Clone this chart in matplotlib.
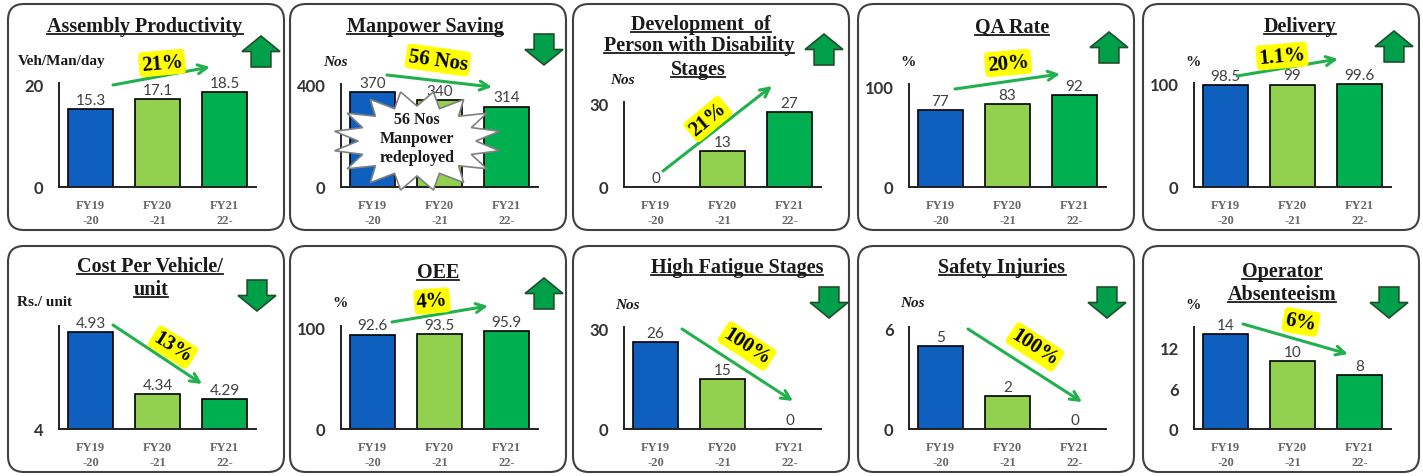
==
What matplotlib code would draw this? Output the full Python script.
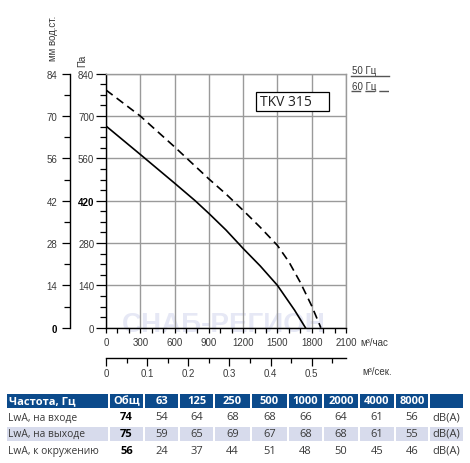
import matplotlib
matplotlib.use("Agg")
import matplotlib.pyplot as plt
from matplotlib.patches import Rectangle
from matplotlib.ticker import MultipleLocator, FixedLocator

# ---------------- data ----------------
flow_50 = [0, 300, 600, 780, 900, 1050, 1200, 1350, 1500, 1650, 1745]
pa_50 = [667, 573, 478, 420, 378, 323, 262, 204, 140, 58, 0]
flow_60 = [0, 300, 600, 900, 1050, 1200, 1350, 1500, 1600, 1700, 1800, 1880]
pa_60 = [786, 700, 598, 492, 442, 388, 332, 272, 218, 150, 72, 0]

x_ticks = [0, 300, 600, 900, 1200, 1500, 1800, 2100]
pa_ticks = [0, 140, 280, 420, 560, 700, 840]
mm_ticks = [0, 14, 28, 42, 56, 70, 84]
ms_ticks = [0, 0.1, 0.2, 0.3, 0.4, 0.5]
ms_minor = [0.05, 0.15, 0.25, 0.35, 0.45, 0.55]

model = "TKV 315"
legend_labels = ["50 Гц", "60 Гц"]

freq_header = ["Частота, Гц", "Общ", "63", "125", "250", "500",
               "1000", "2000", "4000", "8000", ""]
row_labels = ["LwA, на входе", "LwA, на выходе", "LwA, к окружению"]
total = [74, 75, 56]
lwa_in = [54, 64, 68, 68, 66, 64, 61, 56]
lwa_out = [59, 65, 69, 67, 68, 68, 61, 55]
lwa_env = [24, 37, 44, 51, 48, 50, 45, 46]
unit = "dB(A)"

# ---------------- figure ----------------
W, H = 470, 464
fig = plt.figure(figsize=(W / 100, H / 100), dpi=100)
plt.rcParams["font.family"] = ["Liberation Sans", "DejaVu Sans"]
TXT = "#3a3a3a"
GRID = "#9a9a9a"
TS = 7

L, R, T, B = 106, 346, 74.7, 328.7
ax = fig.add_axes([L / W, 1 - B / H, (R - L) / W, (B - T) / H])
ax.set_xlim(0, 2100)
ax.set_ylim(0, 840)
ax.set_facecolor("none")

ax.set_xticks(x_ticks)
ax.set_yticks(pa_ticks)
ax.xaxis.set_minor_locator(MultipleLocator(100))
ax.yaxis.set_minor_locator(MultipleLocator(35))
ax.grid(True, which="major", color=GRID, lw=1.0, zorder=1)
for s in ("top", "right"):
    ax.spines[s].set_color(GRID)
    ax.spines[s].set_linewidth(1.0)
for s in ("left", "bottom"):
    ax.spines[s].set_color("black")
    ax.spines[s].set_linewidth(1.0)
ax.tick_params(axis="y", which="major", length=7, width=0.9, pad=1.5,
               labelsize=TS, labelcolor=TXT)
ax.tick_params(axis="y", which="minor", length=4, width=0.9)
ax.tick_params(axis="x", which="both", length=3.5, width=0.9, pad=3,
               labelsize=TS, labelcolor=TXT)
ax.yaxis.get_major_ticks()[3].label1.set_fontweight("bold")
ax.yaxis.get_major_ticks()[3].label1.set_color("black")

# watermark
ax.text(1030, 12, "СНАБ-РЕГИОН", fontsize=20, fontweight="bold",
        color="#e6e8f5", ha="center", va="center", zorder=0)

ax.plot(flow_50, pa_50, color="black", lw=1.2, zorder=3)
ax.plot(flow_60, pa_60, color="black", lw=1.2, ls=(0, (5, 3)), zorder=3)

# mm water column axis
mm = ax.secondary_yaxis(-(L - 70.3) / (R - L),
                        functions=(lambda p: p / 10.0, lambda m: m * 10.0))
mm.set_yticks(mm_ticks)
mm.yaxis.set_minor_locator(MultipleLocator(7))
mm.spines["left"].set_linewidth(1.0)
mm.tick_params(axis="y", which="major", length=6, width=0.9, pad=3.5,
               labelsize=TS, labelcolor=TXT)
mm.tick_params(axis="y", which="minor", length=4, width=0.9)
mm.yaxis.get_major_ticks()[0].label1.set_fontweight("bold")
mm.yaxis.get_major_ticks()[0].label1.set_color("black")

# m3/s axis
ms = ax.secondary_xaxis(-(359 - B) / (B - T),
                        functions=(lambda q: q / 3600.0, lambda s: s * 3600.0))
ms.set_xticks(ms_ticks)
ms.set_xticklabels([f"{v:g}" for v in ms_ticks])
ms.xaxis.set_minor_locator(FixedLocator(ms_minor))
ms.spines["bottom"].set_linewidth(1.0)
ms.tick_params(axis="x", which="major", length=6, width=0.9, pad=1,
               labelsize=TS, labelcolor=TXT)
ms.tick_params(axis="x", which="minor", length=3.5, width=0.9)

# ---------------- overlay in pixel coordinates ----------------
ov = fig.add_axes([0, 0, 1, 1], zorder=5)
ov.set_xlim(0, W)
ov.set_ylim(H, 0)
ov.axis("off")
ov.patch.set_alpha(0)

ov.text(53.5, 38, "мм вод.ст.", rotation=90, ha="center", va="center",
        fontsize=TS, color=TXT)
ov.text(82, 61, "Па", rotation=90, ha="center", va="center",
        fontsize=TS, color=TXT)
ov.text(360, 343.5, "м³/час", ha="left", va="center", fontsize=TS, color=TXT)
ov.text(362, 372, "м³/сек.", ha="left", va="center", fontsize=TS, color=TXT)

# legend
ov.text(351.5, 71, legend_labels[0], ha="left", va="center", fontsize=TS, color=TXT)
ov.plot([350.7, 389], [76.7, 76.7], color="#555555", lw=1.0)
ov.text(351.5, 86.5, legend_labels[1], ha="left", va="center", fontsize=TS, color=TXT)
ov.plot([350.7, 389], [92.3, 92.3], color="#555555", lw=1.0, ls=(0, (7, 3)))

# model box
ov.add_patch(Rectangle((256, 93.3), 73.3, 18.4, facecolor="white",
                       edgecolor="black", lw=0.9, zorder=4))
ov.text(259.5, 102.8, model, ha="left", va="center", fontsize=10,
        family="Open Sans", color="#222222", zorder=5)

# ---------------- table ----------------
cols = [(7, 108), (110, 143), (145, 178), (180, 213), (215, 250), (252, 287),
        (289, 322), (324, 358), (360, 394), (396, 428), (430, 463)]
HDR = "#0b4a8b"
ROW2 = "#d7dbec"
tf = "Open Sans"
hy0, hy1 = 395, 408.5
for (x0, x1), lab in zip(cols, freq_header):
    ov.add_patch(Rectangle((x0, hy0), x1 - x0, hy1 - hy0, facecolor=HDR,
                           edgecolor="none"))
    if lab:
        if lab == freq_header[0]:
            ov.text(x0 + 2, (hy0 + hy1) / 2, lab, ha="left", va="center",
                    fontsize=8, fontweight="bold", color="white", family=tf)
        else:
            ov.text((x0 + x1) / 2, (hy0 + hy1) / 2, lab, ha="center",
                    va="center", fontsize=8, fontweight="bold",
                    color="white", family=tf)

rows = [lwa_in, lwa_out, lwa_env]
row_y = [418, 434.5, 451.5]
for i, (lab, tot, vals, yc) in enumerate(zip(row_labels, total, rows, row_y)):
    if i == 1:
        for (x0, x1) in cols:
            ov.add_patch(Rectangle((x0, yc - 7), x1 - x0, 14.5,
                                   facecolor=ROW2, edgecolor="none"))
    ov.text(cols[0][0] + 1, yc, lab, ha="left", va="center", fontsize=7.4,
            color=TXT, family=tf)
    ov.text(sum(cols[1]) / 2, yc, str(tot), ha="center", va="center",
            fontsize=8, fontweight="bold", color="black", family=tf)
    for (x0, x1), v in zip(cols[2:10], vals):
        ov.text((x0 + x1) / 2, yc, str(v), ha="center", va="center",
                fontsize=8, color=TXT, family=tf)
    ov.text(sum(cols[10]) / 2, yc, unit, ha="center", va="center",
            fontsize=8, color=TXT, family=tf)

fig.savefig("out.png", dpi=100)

WRITTEN INSTRUCTION> In the entries above, identify each line that includes the string "matplotlib", then copy it.

WRITTEN REPLY>
Clone this chart in matplotlib.
What matplotlib code would draw this? Output the full Python script.
import matplotlib
matplotlib.use("Agg")
import matplotlib.pyplot as plt
from matplotlib.patches import Rectangle
from matplotlib.ticker import MultipleLocator, FixedLocator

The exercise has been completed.